◆ Objective:
Reproduce exactly the lines below from the one containing "Generate a Python" through the one containing "import seaborn as sns", including both, and nothing else.

━━━ Record extracts ━━━

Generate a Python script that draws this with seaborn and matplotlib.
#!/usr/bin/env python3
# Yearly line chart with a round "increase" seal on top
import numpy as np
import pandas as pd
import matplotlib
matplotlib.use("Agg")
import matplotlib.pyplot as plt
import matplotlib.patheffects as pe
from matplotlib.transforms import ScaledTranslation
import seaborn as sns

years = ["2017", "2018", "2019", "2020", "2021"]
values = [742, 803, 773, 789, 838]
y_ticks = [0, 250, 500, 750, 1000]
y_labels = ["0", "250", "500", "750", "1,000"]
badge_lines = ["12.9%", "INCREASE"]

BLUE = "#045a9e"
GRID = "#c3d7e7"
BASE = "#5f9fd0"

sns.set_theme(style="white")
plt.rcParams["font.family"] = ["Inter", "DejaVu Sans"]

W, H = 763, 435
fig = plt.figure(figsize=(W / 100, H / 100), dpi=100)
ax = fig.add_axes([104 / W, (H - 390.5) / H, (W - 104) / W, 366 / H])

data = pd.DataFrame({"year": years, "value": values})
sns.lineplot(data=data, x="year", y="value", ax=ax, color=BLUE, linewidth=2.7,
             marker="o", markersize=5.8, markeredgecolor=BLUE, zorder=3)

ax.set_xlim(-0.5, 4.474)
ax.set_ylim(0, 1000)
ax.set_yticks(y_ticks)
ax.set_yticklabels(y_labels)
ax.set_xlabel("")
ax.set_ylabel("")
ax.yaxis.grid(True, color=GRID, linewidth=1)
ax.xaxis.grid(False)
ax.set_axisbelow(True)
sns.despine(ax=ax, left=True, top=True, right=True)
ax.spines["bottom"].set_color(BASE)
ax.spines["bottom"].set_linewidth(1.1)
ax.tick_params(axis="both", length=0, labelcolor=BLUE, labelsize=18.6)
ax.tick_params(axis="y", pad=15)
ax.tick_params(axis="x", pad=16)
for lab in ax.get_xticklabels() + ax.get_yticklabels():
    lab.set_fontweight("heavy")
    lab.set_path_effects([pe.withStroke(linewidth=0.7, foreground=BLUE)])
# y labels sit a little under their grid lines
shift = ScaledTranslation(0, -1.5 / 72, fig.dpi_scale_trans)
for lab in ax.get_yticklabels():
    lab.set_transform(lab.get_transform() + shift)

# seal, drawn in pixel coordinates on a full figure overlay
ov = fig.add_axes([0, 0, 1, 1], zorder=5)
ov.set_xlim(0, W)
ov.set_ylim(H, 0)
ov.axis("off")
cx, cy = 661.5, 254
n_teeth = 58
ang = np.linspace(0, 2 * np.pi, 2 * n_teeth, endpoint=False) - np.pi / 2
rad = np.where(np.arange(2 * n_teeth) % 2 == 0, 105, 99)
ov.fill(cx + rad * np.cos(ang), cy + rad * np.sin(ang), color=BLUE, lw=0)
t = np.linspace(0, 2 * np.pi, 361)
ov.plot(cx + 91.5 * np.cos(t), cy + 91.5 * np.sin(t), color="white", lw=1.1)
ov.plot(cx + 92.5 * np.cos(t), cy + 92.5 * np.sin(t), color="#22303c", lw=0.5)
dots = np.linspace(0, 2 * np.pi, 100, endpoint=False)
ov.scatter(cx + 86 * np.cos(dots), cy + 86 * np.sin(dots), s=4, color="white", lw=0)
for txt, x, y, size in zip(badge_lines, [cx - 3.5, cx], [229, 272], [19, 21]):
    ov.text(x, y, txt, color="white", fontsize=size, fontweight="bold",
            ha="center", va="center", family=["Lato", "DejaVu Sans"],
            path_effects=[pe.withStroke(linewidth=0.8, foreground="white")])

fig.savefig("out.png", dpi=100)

━━━
━━━ Record extracts ━━━

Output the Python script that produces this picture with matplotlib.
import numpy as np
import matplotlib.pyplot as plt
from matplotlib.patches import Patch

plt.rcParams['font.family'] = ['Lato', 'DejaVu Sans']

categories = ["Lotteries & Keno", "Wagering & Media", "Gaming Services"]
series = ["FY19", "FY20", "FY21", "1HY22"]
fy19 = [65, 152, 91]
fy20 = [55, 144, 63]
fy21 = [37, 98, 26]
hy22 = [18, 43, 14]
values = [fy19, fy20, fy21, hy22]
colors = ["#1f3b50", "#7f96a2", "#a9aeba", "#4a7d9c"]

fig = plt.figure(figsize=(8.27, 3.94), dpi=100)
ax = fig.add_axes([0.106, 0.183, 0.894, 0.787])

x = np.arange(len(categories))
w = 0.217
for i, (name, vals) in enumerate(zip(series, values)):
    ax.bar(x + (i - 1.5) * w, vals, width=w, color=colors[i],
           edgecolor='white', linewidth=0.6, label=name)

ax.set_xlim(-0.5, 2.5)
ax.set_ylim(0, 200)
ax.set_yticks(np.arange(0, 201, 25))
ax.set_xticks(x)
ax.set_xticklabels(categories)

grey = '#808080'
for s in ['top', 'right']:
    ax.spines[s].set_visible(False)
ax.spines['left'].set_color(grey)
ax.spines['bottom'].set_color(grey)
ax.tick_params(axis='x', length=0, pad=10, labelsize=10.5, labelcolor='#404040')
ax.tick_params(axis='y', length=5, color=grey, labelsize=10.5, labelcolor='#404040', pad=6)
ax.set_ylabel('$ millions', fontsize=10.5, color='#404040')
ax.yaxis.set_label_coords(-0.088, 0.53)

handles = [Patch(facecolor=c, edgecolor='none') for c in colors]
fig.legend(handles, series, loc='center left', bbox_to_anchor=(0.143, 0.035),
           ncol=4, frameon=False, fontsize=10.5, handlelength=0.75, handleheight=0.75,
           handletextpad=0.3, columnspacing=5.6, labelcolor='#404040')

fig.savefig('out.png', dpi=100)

━━━

◆ Solution:
Generate a Python script that draws this with seaborn and matplotlib.
#!/usr/bin/env python3
# Yearly line chart with a round "increase" seal on top
import numpy as np
import pandas as pd
import matplotlib
matplotlib.use("Agg")
import matplotlib.pyplot as plt
import matplotlib.patheffects as pe
from matplotlib.transforms import ScaledTranslation
import seaborn as sns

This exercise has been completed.